Task to complete:
Write out, word for word, every line from the first one through the line that holds "svg.selectAll('*').remove();", and nothing else; skip the pictures.
==== Material ====
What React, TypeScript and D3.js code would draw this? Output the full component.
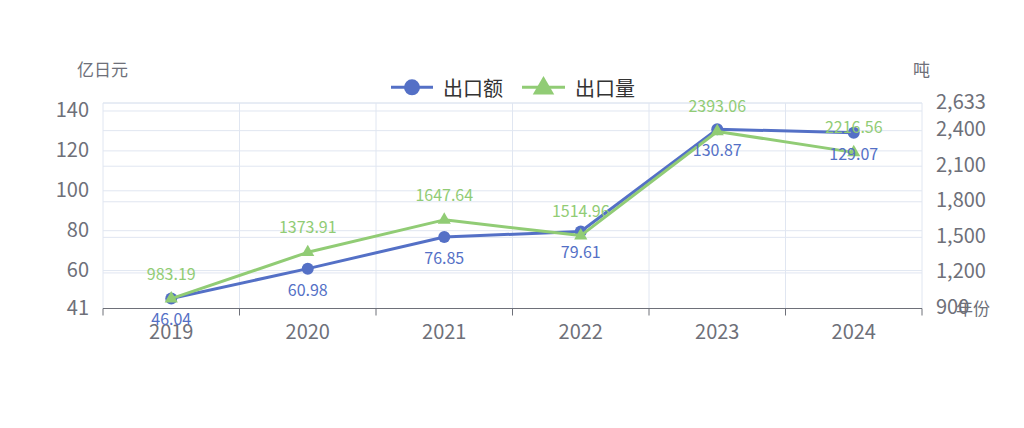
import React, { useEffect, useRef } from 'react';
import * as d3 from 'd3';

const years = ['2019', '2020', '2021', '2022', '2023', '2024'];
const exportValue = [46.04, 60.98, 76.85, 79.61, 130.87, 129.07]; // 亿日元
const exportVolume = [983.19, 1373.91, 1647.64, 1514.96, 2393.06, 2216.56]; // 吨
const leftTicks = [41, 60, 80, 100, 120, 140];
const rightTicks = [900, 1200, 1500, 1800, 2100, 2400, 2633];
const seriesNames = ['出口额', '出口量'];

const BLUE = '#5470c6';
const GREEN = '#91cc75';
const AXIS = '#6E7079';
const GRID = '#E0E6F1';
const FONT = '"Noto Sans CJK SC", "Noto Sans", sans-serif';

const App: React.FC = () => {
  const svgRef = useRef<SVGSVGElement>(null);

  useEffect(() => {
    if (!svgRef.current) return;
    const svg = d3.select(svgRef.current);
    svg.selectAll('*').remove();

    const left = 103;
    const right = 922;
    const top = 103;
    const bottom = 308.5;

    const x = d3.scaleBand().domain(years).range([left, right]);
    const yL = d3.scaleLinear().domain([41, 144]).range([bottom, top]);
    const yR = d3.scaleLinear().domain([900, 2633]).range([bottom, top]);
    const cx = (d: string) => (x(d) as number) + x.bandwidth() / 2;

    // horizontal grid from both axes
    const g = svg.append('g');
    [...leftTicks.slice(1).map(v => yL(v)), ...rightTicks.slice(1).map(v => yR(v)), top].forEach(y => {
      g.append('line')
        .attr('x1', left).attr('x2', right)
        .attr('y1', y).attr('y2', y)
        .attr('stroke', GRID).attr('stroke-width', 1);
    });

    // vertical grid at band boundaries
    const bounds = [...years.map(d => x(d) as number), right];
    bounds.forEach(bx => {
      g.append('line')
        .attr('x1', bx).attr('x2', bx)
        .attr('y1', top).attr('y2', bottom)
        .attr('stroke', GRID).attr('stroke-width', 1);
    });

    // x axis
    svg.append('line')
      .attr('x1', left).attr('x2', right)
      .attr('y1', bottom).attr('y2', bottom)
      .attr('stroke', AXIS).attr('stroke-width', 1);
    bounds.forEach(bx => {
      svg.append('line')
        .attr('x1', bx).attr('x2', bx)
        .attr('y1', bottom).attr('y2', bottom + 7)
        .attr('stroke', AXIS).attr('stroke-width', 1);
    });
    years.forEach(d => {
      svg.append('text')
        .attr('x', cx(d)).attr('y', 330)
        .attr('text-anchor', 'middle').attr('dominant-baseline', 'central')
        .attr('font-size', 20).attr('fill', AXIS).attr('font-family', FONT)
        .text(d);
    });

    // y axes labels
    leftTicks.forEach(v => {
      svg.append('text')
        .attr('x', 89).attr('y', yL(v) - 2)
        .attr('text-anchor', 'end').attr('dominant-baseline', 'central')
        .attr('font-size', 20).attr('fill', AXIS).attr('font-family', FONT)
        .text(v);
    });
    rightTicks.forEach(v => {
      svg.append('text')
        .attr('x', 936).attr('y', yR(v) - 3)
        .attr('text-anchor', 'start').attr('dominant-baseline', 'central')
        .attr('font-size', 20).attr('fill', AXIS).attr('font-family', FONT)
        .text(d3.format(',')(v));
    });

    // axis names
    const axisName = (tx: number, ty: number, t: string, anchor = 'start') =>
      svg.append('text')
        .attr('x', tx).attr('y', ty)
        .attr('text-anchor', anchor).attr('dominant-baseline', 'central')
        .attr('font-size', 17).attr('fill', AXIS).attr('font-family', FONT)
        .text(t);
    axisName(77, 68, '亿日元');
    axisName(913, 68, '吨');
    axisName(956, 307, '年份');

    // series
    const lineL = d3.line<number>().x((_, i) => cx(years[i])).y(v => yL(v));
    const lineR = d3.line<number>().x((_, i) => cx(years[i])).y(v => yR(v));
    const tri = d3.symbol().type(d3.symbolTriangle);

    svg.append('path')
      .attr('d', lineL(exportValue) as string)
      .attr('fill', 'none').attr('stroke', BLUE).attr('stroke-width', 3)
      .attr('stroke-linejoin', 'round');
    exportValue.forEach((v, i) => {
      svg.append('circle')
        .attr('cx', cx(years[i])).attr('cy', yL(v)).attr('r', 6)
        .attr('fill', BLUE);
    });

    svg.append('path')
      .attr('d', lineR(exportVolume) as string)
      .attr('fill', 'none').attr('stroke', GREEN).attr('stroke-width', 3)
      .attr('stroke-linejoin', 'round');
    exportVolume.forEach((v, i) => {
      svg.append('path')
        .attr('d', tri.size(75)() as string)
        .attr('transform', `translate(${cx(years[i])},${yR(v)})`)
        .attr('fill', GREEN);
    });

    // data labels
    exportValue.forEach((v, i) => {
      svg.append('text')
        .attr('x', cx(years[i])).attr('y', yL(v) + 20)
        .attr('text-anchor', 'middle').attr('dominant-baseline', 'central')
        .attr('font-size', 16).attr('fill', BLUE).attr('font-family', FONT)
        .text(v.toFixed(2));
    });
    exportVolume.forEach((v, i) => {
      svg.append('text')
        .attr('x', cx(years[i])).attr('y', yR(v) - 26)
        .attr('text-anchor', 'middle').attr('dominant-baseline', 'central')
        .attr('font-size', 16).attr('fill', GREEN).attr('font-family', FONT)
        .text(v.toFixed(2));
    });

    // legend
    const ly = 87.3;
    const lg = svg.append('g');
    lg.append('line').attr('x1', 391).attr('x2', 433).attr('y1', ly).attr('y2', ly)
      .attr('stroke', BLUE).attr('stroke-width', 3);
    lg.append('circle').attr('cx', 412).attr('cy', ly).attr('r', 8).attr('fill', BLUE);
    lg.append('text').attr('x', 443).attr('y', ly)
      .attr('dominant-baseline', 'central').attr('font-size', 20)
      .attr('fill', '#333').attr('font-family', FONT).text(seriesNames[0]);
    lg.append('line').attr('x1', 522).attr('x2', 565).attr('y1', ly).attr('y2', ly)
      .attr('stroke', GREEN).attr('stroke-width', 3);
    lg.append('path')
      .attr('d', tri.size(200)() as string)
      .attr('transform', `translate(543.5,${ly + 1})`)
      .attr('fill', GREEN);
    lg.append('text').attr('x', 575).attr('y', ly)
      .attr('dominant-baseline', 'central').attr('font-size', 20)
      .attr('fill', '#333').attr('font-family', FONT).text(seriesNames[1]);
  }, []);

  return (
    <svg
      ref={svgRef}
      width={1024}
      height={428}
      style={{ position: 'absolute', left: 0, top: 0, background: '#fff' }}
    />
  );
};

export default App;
====
Exercise response:
What React, TypeScript and D3.js code would draw this? Output the full component.
import React, { useEffect, useRef } from 'react';
import * as d3 from 'd3';

const years = ['2019', '2020', '2021', '2022', '2023', '2024'];
const exportValue = [46.04, 60.98, 76.85, 79.61, 130.87, 129.07]; // 亿日元
const exportVolume = [983.19, 1373.91, 1647.64, 1514.96, 2393.06, 2216.56]; // 吨
const leftTicks = [41, 60, 80, 100, 120, 140];
const rightTicks = [900, 1200, 1500, 1800, 2100, 2400, 2633];
const seriesNames = ['出口额', '出口量'];

const BLUE = '#5470c6';
const GREEN = '#91cc75';
const AXIS = '#6E7079';
const GRID = '#E0E6F1';
const FONT = '"Noto Sans CJK SC", "Noto Sans", sans-serif';

const App: React.FC = () => {
  const svgRef = useRef<SVGSVGElement>(null);

  useEffect(() => {
    if (!svgRef.current) return;
    const svg = d3.select(svgRef.current);
    svg.selectAll('*').remove();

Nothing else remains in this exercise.